Connections, Boarding, and When Things Go Wrong
Transfers, Minimum Connection Times, and Border Control
The quality of a connection hinges on distance, clarity, and systems. Clear minimum connection times (MCTs) help us book smart, but maps and moving walkways, airside trains, and well‑timed buses make the difference under pressure. Through‑check baggage and re‑clearing security only when necessary keep momentum. For international legs, e‑gates and biometric border control shorten lines, while staffed assistance remains vital for families and non‑eGate passports.

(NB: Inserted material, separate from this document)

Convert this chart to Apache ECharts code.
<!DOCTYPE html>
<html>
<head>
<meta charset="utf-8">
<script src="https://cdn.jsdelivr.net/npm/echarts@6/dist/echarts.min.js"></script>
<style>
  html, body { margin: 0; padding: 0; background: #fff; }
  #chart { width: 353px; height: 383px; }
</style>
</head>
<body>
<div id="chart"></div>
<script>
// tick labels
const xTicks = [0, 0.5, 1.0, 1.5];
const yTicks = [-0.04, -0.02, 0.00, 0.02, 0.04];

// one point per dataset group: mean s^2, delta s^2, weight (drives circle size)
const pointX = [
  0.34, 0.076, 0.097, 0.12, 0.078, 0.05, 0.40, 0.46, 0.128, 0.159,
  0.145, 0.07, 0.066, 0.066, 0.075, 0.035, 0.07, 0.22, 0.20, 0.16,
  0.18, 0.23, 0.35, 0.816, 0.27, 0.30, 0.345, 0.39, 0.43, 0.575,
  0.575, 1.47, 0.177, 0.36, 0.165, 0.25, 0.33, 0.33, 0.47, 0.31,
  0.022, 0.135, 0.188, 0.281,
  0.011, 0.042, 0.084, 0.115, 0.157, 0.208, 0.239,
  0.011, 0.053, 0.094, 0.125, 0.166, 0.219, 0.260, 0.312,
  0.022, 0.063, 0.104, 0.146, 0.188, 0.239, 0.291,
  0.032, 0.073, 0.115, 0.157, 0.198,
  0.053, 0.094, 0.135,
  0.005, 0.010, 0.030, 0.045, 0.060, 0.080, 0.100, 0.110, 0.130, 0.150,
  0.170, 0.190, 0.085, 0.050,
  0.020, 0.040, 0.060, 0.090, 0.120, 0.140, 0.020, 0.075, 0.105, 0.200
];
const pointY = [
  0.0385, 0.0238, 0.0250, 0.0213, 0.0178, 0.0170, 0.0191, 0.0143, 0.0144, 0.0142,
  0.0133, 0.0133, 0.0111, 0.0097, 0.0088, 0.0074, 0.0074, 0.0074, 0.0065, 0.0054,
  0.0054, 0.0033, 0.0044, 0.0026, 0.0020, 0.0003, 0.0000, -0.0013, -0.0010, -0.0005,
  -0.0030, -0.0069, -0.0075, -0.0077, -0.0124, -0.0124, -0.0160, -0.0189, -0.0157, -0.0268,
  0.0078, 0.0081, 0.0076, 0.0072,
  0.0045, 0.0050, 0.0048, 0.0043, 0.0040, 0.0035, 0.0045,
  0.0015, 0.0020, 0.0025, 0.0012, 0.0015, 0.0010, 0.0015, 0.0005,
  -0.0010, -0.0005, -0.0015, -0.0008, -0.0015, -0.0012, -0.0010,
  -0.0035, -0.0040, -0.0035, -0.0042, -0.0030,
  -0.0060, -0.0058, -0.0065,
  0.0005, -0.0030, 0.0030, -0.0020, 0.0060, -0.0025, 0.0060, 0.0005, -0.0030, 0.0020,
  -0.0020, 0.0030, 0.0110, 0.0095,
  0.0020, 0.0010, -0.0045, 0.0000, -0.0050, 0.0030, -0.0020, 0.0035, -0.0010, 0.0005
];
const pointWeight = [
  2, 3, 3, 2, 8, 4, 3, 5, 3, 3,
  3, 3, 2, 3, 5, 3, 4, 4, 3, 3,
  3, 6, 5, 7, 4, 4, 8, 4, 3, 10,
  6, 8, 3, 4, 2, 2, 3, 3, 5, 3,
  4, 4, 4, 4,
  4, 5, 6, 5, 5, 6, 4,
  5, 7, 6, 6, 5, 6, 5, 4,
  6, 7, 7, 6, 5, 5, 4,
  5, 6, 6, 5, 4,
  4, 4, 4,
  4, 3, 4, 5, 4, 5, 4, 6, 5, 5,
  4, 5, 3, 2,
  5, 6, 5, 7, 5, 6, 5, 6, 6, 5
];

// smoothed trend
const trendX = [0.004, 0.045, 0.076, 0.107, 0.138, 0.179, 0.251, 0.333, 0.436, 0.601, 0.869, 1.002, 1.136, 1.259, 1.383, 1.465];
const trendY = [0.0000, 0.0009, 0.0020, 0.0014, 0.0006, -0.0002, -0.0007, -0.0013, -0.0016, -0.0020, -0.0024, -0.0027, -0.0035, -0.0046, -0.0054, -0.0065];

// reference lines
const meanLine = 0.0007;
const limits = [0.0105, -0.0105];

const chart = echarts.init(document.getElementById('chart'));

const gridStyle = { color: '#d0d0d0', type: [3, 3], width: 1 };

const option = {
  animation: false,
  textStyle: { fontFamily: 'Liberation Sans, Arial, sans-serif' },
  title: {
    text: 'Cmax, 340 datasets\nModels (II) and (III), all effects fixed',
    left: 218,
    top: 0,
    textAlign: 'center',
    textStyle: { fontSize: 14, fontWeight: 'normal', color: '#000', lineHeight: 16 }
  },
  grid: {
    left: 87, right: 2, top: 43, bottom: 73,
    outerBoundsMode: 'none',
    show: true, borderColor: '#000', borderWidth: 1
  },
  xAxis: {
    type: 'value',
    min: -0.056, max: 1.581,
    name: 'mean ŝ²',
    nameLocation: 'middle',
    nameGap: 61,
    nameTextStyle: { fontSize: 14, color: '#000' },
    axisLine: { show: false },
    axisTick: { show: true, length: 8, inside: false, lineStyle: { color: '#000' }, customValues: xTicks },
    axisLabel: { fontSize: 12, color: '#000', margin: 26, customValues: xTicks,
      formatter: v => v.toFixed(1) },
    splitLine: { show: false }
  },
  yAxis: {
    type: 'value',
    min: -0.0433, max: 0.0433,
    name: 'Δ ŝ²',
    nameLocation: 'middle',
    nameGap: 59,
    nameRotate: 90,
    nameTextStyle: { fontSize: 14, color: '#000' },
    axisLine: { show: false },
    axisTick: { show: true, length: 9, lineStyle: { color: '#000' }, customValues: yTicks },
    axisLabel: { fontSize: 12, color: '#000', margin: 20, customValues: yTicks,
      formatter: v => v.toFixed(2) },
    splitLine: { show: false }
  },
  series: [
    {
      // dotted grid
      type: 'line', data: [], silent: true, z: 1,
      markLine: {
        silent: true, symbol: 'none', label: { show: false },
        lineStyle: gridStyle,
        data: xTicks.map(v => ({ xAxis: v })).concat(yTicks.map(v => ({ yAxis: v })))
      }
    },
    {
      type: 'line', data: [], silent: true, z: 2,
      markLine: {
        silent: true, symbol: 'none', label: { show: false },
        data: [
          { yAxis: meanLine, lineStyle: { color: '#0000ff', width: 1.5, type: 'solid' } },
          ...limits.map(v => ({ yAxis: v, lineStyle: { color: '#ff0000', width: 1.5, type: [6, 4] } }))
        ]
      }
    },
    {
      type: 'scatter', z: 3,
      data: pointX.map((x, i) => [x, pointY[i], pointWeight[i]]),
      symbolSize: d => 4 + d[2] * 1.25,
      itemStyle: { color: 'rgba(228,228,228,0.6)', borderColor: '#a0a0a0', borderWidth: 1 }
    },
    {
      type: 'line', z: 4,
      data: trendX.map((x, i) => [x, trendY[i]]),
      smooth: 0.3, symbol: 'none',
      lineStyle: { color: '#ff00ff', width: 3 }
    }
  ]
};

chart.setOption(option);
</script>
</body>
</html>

Gate Processes, On-Time Performance, and Delay Communication
Boarding is a choreography problem. When airports provide wide holdrooms, clear group zones, working PA systems, and self‑boarding gates that sync with airline apps, lines shrink and dwell feels calmer. Irregular operations test everyone: de‑icing, weather holds, and slot constraints. The best airports coordinate with airlines to push real‑time updates to screens and apps, offer proactive rebooking options, and communicate amenities (meal vouchers, quiet areas, kids’ spaces) without making us hunt. Honest timelines beat repeated “10 more minutes” announcements every time.
Conclusion
Airports are the stage on which our journeys play out. When digital tools, curbside flow, security, design, amenities, and gate processes align, the trip feels almost effortless. We can vote with our feet, choose smarter connections, use the airport app, and favor hubs investing in human‑centered design. That’s how airports shape your travel experience, and how we can shape airports in return: by expecting better and rewarding it.